RECORDED INFORMATION:
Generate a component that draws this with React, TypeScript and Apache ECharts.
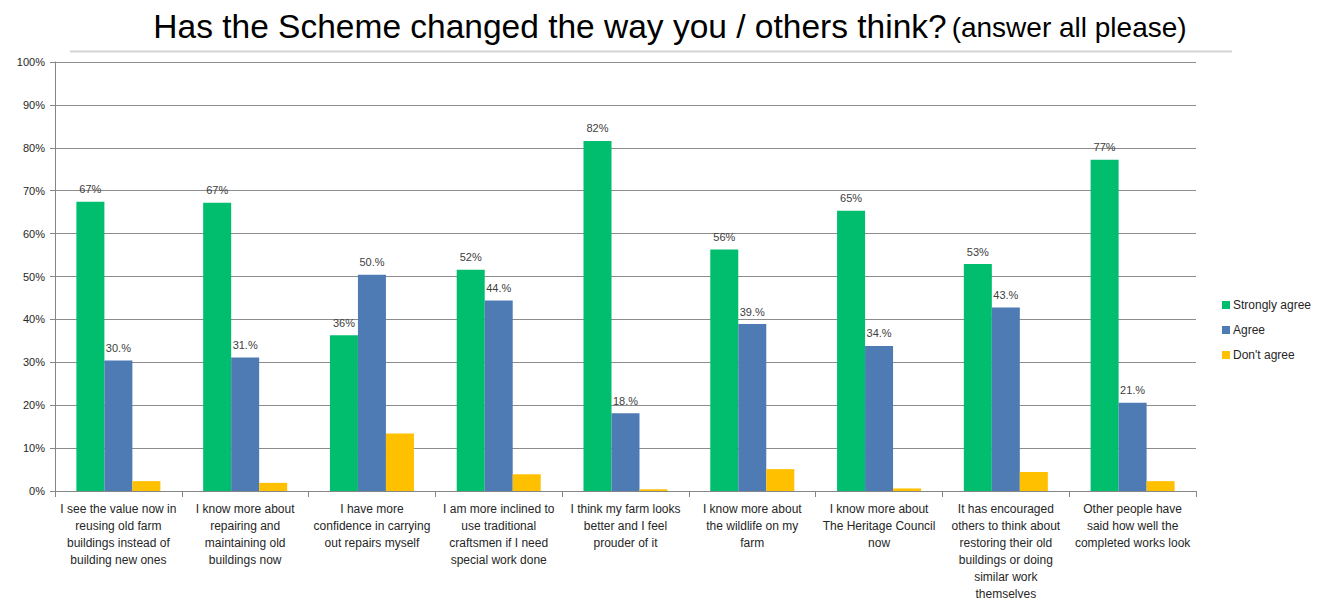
import React, { useEffect, useRef } from "react";
import * as echarts from "echarts";

const categories = [
  "I see the value now in\nreusing old farm\nbuildings instead of\nbuilding new ones",
  "I know more about\nrepairing and\nmaintaining old\nbuildings now",
  "I have more\nconfidence in carrying\nout repairs myself",
  "I am more inclined to\nuse traditional\ncraftsmen if I need\nspecial work done",
  "I think my farm looks\nbetter and I feel\nprouder of it",
  "I know more about\nthe wildlife on my\nfarm",
  "I know more about\nThe Heritage Council\nnow",
  "It has encouraged\nothers to think about\nrestoring their old\nbuildings or doing\nsimilar work\nthemselves",
  "Other people have\nsaid how well the\ncompleted works look",
];

const stronglyAgree = [67.4, 67.2, 36.3, 51.6, 81.6, 56.3, 65.3, 52.9, 77.2];
const agree = [30.4, 31.1, 50.4, 44.4, 18.1, 38.9, 33.8, 42.8, 20.6];
const dontAgree = [2.3, 1.9, 13.4, 3.9, 0.4, 5.1, 0.6, 4.4, 2.3];

const yTicks = [0, 10, 20, 30, 40, 50, 60, 70, 80, 90, 100];

const seriesNames = ["Strongly agree", "Agree", "Don't agree"];
const colors = ["#00BE6E", "#4F7BB5", "#FFC000"];

const FONT = "Liberation Sans, Arial, sans-serif";

export default function App() {
  const ref = useRef<HTMLDivElement>(null);

  useEffect(() => {
    if (!ref.current) return;
    const chart = echarts.init(ref.current, null, { renderer: "svg" });
    const labelCommon = {
      show: true,
      position: "top" as const,
      distance: 7,
      color: "#404040",
      fontSize: 11,
      fontFamily: FONT,
    };
    chart.setOption({
      animation: false,
      backgroundColor: "#ffffff",
      title: {
        text: "{big|Has the Scheme changed the way you / others think?} {small|(answer all please)}",
        left: 665,
        textAlign: "center",
        top: 4,
        textStyle: {
          fontWeight: "normal",
          rich: {
            big: { fontSize: 33.5, fontFamily: FONT, color: "#000000", fontWeight: "normal" },
            small: { fontSize: 28, fontFamily: FONT, color: "#000000", fontWeight: "normal", padding: [2, 0, 0, 0] },
          },
        },
      },
      graphic: [
        {
          type: "line",
          shape: { x1: 70, y1: 51.5, x2: 1232, y2: 51.5 },
          style: { stroke: "#d4d4d4", lineWidth: 2 },
        },
      ],
      legend: {
        orient: "vertical",
        left: 1217,
        top: 294,
        itemWidth: 8,
        itemHeight: 8,
        itemGap: 13,
        icon: "rect",
        data: seriesNames,
        textStyle: { fontSize: 12, fontFamily: FONT, color: "#262626", padding: [0, 0, 0, -2] },
      },
      grid: { left: 55, right: 132, top: 62, bottom: 110, containLabel: false },
      xAxis: {
        type: "category",
        data: categories,
        axisLine: { lineStyle: { color: "#868686" } },
        axisTick: { show: true, alignWithLabel: false, length: 6, lineStyle: { color: "#868686" } },
        axisLabel: {
          interval: 0,
          color: "#262626",
          fontSize: 12,
          fontFamily: FONT,
          lineHeight: 17,
          margin: 9,
        },
      },
      yAxis: {
        type: "value",
        min: 0,
        max: 100,
        interval: 10,
        axisLine: { show: true, lineStyle: { color: "#868686" } },
        axisTick: { show: true, length: 5, lineStyle: { color: "#868686" } },
        splitLine: { lineStyle: { color: "#8c8c8c" } },
        axisLabel: {
          color: "#262626",
          fontSize: 11,
          fontFamily: FONT,
          margin: 10,
          formatter: (v: number) => (yTicks.includes(v) ? v + "%" : ""),
        },
      },
      series: [
        {
          name: seriesNames[0],
          type: "bar",
          data: stronglyAgree,
          barWidth: 28,
          barGap: "0%",
          itemStyle: { color: colors[0] },
          label: { ...labelCommon, formatter: (p: any) => Math.round(p.value) + "%" },
        },
        {
          name: seriesNames[1],
          type: "bar",
          data: agree,
          barWidth: 28,
          barGap: "0%",
          itemStyle: { color: colors[1] },
          label: { ...labelCommon, formatter: (p: any) => Math.round(p.value) + ".%" },
        },
        {
          name: seriesNames[2],
          type: "bar",
          data: dontAgree,
          barWidth: 28,
          barGap: "0%",
          itemStyle: { color: colors[2] },
          label: { show: false },
        },
      ],
    });
    return () => chart.dispose();
  }, []);

  return (
    <div
      ref={ref}
      style={{ position: "fixed", left: 0, top: 0, width: 1328, height: 602, background: "#fff" }}
    />
  );
}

TASK TO COMPLETE:
Copy out all lines where the word "React" appears.

RESPONSE FOR THIS EXERCISE:
Generate a component that draws this with React, TypeScript and Apache ECharts.
import React, { useEffect, useRef } from "react";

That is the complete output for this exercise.